Should Steroid Users Be in the Baseball HOF?

by npatano


PCI


Providence College Investigates

By Will Murphy ’23

Sports Staff

Yes

The Baseball Hall of Fame recently announced the inductees for 2022, but unfortunately, those who were not chosen to be inducted have been more of a story than those who have been. 

While some of baseball’s biggest stars over the past 20 years had the honor of being inducted, such as former Boston Red Sox slugger David Ortiz, others did not hear their names called in their last year eligible to appear on the ballot. 

As it stands, to be inducted into the Baseball Hall of Fame, it is required to have at least 75 percent of the votes. Barry Bonds, Roger Clemens, and Sammy Sosa all had legendary careers playing Major League Baseball. Bonds was in the league from 1986-2007, Clemens played from 1984-2007, and Sosa played in 18 seasons from 1989-2005, but each was unable to reach the 75 percent threshold necessary for induction. 

The reasoning behind many of voters’ exclusion of these stars was steroid use, whether it was proven or alleged. It is not necessarily in the best interest of baseball to keep the players who may or may not have used steroids from making the Baseball Hall of Fame. The stated mission of the Baseball Hall of Fame is to tell the story of baseball to its audience. 
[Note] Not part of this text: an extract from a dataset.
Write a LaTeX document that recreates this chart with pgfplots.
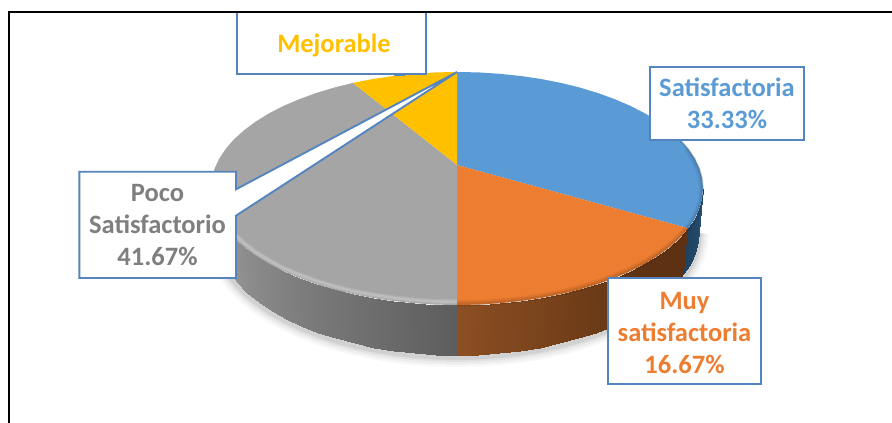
\documentclass[border=0pt]{standalone}
\usepackage{pgfplots}
\pgfplotsset{compat=1.18}
\usepackage{pgfplotstable}
\usepackage{fontspec}
\setmainfont{Carlito}
\definecolor{cblue}{HTML}{5B9BD5}
\definecolor{corange}{HTML}{ED7D31}
\definecolor{cgray}{HTML}{A5A5A5}
\definecolor{cyellow}{HTML}{FFC000}
\definecolor{cgraytxt}{HTML}{7F7F7F}
\definecolor{cborder}{HTML}{5585BF}
% side wall, pairs: rim point then base point; c is the shade
\pgfplotstableread{
x y c
211.0 188.5 1.000
215.0 231.0 1.000
211.9 198.7 0.944
215.9 241.8 0.944
214.7 208.7 0.889
218.7 252.5 0.889
219.4 218.7 0.833
223.2 263.1 0.833
225.8 228.3 0.778
229.6 273.4 0.778
234.0 237.7 0.722
237.7 283.4 0.722
244.0 246.8 0.667
247.4 293.0 0.667
255.5 255.3 0.611
258.8 302.1 0.611
268.6 263.4 0.556
271.6 310.7 0.556
283.1 270.9 0.500
285.9 318.7 0.500
298.9 277.7 0.444
301.4 326.0 0.444
315.9 283.9 0.389
318.2 332.6 0.389
334.0 289.4 0.333
336.0 338.4 0.333
353.0 294.1 0.278
354.7 343.4 0.278
372.9 298.0 0.222
374.2 347.5 0.222
393.3 301.0 0.167
394.4 350.8 0.167
414.3 303.2 0.111
415.0 353.1 0.111
435.5 304.6 0.056
435.9 354.5 0.056
457.0 305.0 0.000
457.0 355.0 0.000
}\sidegray
\pgfplotstableread{
x y c
457.0 305.0 1.0
457.0 355.0 1.0
478.5 304.6 0.9
478.1 354.5 0.9
499.7 303.2 0.8
499.0 353.1 0.8
520.7 301.0 0.7
519.6 350.8 0.7
541.1 298.0 0.6
539.8 347.5 0.6
561.0 294.1 0.5
559.3 343.4 0.5
580.0 289.4 0.4
578.0 338.4 0.4
598.1 283.9 0.3
595.8 332.6 0.3
615.1 277.7 0.2
612.6 326.0 0.2
630.9 270.9 0.1
628.1 318.7 0.1
645.4 263.4 0.0
642.4 310.7 0.0
658.5 255.3 0.0
655.2 302.1 0.0
670.0 246.8 0.0
666.6 293.0 0.0
680.0 237.7 0.0
676.3 283.4 0.0
688.2 228.3 0.0
684.4 273.4 0.0
}\sideorange
\pgfplotstableread{
x y c
688.2 228.3 0.0
684.4 273.4 0.0
694.6 218.7 0.25
690.8 263.1 0.25
699.3 208.7 0.5
695.3 252.5 0.5
702.1 198.7 0.75
698.1 241.8 0.75
703.0 188.5 1.0
699.0 231.0 1.0
}\sideblue
% outer edge of the base, used for the soft shadow
\pgfplotstableread{
x y
215.0 231.0
215.9 241.8
218.7 252.5
223.2 263.1
229.6 273.4
237.7 283.4
247.4 293.0
258.8 302.1
271.6 310.7
285.9 318.7
301.4 326.0
318.2 332.6
336.0 338.4
354.7 343.4
374.2 347.5
394.4 350.8
415.0 353.1
435.9 354.5
457.0 355.0
478.1 354.5
499.0 353.1
519.6 350.8
539.8 347.5
559.3 343.4
578.0 338.4
595.8 332.6
612.6 326.0
628.1 318.7
642.4 310.7
655.2 302.1
666.6 293.0
676.3 283.4
684.4 273.4
690.8 263.1
695.3 252.5
698.1 241.8
699.0 231.0
}\baseedge
\pgfplotsset{
 colormap={mgray}{rgb255(0cm)=(93,93,93); rgb255(1cm)=(165,165,165)},
 colormap={morange}{rgb255(0cm)=(94,49,18); rgb255(1cm)=(139,79,34)},
 colormap={mblue}{rgb255(0cm)=(32,66,96); rgb255(1cm)=(38,80,115)},
 wall/.style={surf, shader=interp, mesh/cols=2, point meta=explicit, point meta rel=per plot},
 box/.style={draw=cborder, line width=1.9pt, fill=white, line join=miter},
}
\begin{document}
\begin{tikzpicture}
\path[use as bounding box] (0,0) rectangle (892pt,423pt);
\begin{axis}[
  at={(0,0)}, anchor=south west,
  scale only axis, width=892pt, height=423pt,
  xmin=0, xmax=892, ymin=0, ymax=423, y dir=reverse,
  hide axis, clip=true,
]
% shadow
\addplot[draw=black, opacity=.03, line width=20pt, no marks] table[x=x, y expr=\thisrow{y}+2] {\baseedge};
\addplot[draw=black, opacity=.04, line width=15pt, no marks] table[x=x, y expr=\thisrow{y}+2] {\baseedge};
\addplot[draw=black, opacity=.05, line width=10pt, no marks] table[x=x, y expr=\thisrow{y}+2] {\baseedge};
\addplot[draw=black, opacity=.07, line width=6pt, no marks] table[x=x, y expr=\thisrow{y}+2] {\baseedge};
% side walls
\addplot[wall, mesh/rows=19, colormap name=mgray] table[x=x, y=y, meta=c] {\sidegray};
\addplot[wall, mesh/rows=15, colormap name=morange] table[x=x, y=y, meta=c] {\sideorange};
\addplot[wall, mesh/rows=5, colormap name=mblue] table[x=x, y=y, meta=c] {\sideblue};
% top faces
\addplot[fill=cblue, draw=none] coordinates {(457,165) (457,72) (478.5,72.4) (499.7,73.8) (520.7,76) (541.1,79) (561,82.9) (580,87.6) (598.1,93.1) (615.1,99.3) (630.9,106.1) (645.4,113.6) (658.5,121.7) (670,130.3) (680,139.3) (688.2,148.7) (694.6,158.3) (699.3,168.3) (702.1,178.3) (703,188.5) (702.1,198.7) (699.3,208.7) (694.6,218.7) (688.2,228.3)} --cycle;
\addplot[fill=corange, draw=none] coordinates {(457,165) (688.2,228.3) (680,237.7) (670,246.8) (658.5,255.3) (645.4,263.4) (630.9,270.9) (615.1,277.7) (598.1,283.9) (580,289.4) (561,294.1) (541.1,298) (520.7,301) (499.7,303.2) (478.5,304.6) (457,305)} --cycle;
\addplot[fill=cgray, draw=none] coordinates {(457,165) (457,305) (435.5,304.6) (414.3,303.2) (393.3,301) (372.9,298) (353,294.1) (334,289.4) (315.9,283.9) (298.9,277.7) (283.1,270.9) (268.6,263.4) (255.5,255.3) (244,246.8) (234,237.7) (225.8,228.3) (219.4,218.7) (214.7,208.7) (211.9,198.7) (211,188.5) (211.9,178.3) (214.7,168.3) (219.4,158.3) (225.8,148.7) (234,139.3) (244,130.3) (255.5,121.7) (268.6,113.6) (283.1,106.1) (298.9,99.3) (315.9,93.1) (334,87.6) (353,82.9)} --cycle;
\addplot[fill=cyellow, draw=none] coordinates {(457,165) (353,82.9) (372.9,79) (393.3,76) (414.3,73.8) (435.5,72.4) (457,72)} --cycle;
% bevel along the rim, soft by stacking
\addplot[draw=white, opacity=.12, line width=5pt, no marks] coordinates {(211.9,195) (214.7,205) (219.4,215) (225.8,225) (234,234) (244,243) (255.5,252) (268.6,260) (283.1,268) (298.9,274.5) (315.9,280.7) (334,286.2) (353,291) (372.9,294.8) (393.3,297.8) (414.3,300) (435.5,301.4) (457,301.8)};
\addplot[draw=white, opacity=.18, line width=2.5pt, no marks] coordinates {(211.9,195) (214.7,205) (219.4,215) (225.8,225) (234,234) (244,243) (255.5,252) (268.6,260) (283.1,268) (298.9,274.5) (315.9,280.7) (334,286.2) (353,291) (372.9,294.8) (393.3,297.8) (414.3,300) (435.5,301.4) (457,301.8)};
\addplot[draw=black, opacity=.07, line width=6pt, no marks] coordinates {(457,303.5) (478.5,303.1) (499.7,301.7) (520.7,299.5) (541.1,296.5) (561,292.6) (580,287.9) (598.1,282.4) (615.1,276.2) (630.9,269.4) (645.4,261.9) (658.5,253.8) (670,245.3) (680,236.2) (688.2,226.8)};
\addplot[draw=black, opacity=.1, line width=3pt, no marks] coordinates {(457,304) (478.5,303.6) (499.7,302.2) (520.7,300) (541.1,297) (561,293.1) (580,288.4) (598.1,282.9) (615.1,276.7) (630.9,269.9) (645.4,262.4) (658.5,254.3) (670,245.8) (680,236.7) (688.2,227.3)};
\addplot[draw=black, opacity=.07, line width=5pt, no marks] coordinates {(686.7,149.5) (693.1,159) (697.8,169) (700.6,179) (701.5,188.5) (700.6,198.7) (697.8,208.7) (693.1,218.7) (688.2,226.8)};
\addplot[draw=black, opacity=.1, line width=2.5pt, no marks] coordinates {(670,130.8) (680,139.8) (687.7,149) (694.1,158.6) (698.8,168.6) (701.6,178.6) (702.5,188.5) (701.6,198.7) (698.8,208.7) (694.1,218.7) (688.2,227.8)};
% label callouts
\addplot[box] coordinates {(236.7,12) (425.7,12) (425.7,74) (236.7,74)} --cycle;
\addplot[draw=cborder, line width=3pt, no marks] coordinates {(394,74) (405,74)};
\addplot[box] coordinates {(650,67.3) (804,67.3) (804,140) (650,140)} --cycle;
\addplot[box] coordinates {(608.3,278.3) (760.7,278.3) (760.7,384) (608.3,384)} --cycle;
\addplot[box] coordinates {(79.3,171.7) (236,171.7) (236,189.3) (457,72) (236,215.7) (236,278) (79.3,278)} --cycle;
% page frame
\addplot[draw=black, line width=2pt, no marks, line join=miter] coordinates {(9,423) (9,12) (892,12)};
% labels
\node[font=\fontsize{26.5}{32}\selectfont\bfseries, text=cyellow, align=center] at (axis cs:334,45) {Mejorable};
\node[font=\fontsize{26.5}{32}\selectfont\bfseries, text=cblue, align=center] at (axis cs:727,103.5) {Satisfactoria\\33.33\%};
\node[font=\fontsize{26.5}{32}\selectfont\bfseries, text=corange, align=center] at (axis cs:684.5,333) {Muy\\satisfactoria\\16.67\%};
\node[font=\fontsize{26.5}{32}\selectfont\bfseries, text=cgraytxt, align=center] at (axis cs:157.5,225) {Poco\\Satisfactorio\\41.67\%};
\end{axis}
\end{tikzpicture}
\end{document}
By leaving out stars such as Bonds and Clemens, an important part of baseball’s story is being excluded.  Many players during the steroid era changed the game for the better throughout their remarkable careers which shaped the way baseball is played today. This era was a period of time when it was believed a number of players were using performance-enhancing drugs (PEDs) from the late 1980s to the late 2000s. Testing for PEDs in the MLB did not begin until 2003. 

It is impossible to accurately tell the story of baseball while leaving out memorable events such as “The Great Home Run Race of 1998” between Sammy Sosa and Mark McGwire. Although both players are alleged steroid users, Sosa has denied the use of steroids while McGwire has admitted to steroid use.  These players’ home run race in 1998 brought many new fans to baseball. 

Leaving out events and players as monumental as these from the Hall of Fame seriously damages the stated goal: tell baseball’s story. 

Another reason against leaving alleged steroid users out of the Baseball Hall of Fame is poor consistency. It sends the wrong message to allow some rumored steroid users into the Hall of Fame, but holds others out for the sole reason that they were rumored to have used steroids.

 

By Margaret Maloney ’23

Sports Staff

No

There are three reasons why steroid users should not be allowed in the MLB Hall of Fame. One: holding these players accountable upholds morality in that it does not reward those who cheated during their careers. Two: although steroids became relatively common in the MLB, their prevalence in the league should not condone their use. Three: accepting steroid users into the Hall of Fame would marginalize the accomplishments of clean players. 

Current talk surrounding steroid users entering the Hall of Fame has increased lately due to the most recent slate of nominees, including David Ortiz, Barry Bonds, and Roger Clemens. Ortiz received 77.9 percent of the votes and was inducted into Cooperstown, while Bonds (66 percent of the votes) and Clemens (65.2 percent of the votes) failed to be admitted into the Hall of Fame due to their steroid use. This was the last time Bonds and Clemens will be eligible for the ballot. 

 Bonds is arguably one of the greatest players of all time, hitting the most home runs at 762. Due to his use of performance-enhancing drugs, he is not in the MLB Hall of Fame, which is the correct outcome. Although his greatness cannot be overlooked, leaving him out of Cooperstown upholds the ethical standards of the Hall of Fame and maintains the honor for those who played baseball clean throughout their careers. 

Clemens is another baseball great and arguably one of the best pitchers the league has ever seen, owing to his nickname “Rocket.” Like Bonds, he was not inducted into the Hall of Fame due to steroid usage. Again, this outcome maintains baseball’s moral responsibility to only induct those who did not seek to gain an unfair advantage on the diamond. 

The Hall of Fame should be kept as an institution that honors the greatest players in MLB history but also must leave this recognition for those who achieved their success the right way. Ortiz is an example of such a player, being one of the league’s most feared hitters who turned the Boston Red Sox into a World-Series-winning team. He is an essential spokesperson for the franchise and is admired for his contributions on-and-off the field. 

Reflecting upon this most recent Hall of Fame ballot, the voters made the correct decision in ultimately not inducting Bonds and Clemens into Cooperstown.